#### [Set exercise]
Copy out every line that contains the word "page".

═══ Given records

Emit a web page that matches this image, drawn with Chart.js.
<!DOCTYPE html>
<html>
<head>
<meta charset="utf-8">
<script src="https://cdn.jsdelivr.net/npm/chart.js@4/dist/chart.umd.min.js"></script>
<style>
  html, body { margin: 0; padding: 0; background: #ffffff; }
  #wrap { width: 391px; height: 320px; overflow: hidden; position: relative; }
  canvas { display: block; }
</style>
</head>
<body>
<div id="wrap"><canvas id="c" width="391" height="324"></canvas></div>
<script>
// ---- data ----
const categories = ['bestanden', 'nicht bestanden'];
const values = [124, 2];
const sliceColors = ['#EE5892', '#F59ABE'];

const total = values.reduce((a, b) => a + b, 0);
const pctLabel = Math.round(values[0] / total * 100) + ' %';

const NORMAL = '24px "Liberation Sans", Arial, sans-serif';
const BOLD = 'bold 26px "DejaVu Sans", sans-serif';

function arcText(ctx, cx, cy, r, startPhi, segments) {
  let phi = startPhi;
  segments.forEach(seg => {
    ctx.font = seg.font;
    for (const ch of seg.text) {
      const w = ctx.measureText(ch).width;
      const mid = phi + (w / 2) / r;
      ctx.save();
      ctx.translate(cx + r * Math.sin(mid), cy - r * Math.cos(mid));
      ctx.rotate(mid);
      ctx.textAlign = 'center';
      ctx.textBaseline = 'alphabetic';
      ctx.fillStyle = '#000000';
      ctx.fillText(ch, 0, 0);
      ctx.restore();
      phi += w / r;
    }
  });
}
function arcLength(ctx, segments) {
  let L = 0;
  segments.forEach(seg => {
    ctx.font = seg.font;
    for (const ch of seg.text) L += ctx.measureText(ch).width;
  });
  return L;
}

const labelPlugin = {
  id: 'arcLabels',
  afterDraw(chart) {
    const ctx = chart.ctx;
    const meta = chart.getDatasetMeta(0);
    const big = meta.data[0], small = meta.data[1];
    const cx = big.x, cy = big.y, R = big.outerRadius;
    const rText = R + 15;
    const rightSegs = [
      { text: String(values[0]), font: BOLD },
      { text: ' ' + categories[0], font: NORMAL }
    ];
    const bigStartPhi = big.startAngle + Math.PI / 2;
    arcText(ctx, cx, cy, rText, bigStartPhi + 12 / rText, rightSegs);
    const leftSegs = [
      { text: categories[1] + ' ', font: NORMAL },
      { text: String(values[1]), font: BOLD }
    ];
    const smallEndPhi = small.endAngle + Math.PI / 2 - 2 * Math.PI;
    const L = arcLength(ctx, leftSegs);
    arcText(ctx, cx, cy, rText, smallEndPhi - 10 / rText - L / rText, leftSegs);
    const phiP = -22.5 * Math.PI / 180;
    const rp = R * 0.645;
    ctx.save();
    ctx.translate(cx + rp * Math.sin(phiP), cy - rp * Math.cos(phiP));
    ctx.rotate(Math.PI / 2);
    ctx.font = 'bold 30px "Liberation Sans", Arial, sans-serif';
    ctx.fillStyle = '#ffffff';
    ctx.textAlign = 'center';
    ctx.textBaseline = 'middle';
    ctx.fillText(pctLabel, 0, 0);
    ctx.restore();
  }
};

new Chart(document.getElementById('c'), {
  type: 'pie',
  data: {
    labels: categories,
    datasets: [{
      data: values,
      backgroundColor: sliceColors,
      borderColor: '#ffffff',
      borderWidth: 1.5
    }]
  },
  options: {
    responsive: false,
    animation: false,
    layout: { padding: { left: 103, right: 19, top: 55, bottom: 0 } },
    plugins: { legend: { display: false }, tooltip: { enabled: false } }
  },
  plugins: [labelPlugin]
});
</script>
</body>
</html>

══════
═══ Given records

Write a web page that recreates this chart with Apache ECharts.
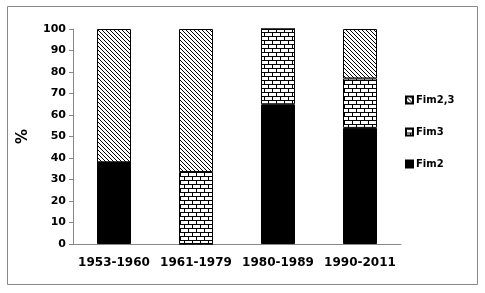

══════

#### [Solved problem]
Emit a web page that matches this image, drawn with Chart.js.
Write a web page that recreates this chart with Apache ECharts.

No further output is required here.